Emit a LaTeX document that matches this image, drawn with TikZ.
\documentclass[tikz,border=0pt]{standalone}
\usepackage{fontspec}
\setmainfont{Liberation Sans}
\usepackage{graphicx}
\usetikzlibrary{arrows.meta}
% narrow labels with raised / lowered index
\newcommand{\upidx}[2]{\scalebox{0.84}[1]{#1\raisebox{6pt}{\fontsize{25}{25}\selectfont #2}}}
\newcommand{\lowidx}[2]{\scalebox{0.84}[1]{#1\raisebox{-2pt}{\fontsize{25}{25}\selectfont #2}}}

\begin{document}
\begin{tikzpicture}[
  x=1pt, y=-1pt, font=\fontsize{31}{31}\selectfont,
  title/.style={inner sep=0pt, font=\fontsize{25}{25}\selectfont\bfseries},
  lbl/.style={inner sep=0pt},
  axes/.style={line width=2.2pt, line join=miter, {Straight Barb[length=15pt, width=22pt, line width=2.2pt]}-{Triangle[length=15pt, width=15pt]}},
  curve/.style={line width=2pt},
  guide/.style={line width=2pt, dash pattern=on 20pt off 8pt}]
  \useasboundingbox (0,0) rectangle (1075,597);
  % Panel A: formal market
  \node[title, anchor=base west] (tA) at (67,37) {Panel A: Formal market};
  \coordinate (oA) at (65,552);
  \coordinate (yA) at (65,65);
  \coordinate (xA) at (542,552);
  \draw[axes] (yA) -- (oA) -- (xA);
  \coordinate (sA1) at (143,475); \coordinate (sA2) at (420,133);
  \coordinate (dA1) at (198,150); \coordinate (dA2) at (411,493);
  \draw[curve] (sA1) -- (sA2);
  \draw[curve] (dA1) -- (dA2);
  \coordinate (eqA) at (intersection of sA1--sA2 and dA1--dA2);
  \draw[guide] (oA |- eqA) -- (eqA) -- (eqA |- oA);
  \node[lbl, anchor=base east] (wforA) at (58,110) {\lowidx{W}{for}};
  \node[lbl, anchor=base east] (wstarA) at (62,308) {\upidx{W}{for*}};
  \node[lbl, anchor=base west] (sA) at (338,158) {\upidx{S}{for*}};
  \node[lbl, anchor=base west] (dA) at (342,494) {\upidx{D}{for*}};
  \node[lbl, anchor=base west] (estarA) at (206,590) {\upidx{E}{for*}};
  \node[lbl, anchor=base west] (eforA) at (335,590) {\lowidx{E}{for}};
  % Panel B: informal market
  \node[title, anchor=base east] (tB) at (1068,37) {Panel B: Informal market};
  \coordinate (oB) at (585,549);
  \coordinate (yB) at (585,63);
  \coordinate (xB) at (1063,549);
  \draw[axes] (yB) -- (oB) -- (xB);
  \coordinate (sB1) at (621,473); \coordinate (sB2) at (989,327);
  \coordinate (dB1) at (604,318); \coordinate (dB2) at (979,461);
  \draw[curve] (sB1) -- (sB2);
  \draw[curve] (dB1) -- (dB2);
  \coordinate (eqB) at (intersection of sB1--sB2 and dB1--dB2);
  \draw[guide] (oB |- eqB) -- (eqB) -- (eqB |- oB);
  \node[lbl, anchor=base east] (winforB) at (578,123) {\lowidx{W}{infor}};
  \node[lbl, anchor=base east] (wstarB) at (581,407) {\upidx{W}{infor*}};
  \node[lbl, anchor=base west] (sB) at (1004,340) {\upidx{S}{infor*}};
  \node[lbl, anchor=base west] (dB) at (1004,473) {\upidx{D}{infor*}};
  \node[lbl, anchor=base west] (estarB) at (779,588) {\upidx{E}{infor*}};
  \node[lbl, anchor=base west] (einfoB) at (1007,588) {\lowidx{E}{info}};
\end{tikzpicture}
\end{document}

* * *

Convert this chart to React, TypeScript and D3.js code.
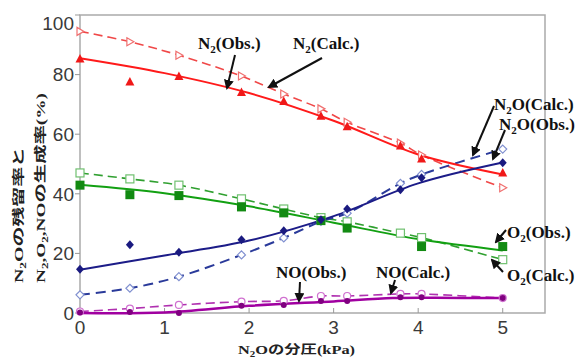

Task instructions.
Search the listing for the word "this". Copy every line in which it occurs.

Complete output.
Emit a LaTeX document that matches this image, drawn with TikZ.
Convert this chart to React, TypeScript and D3.js code.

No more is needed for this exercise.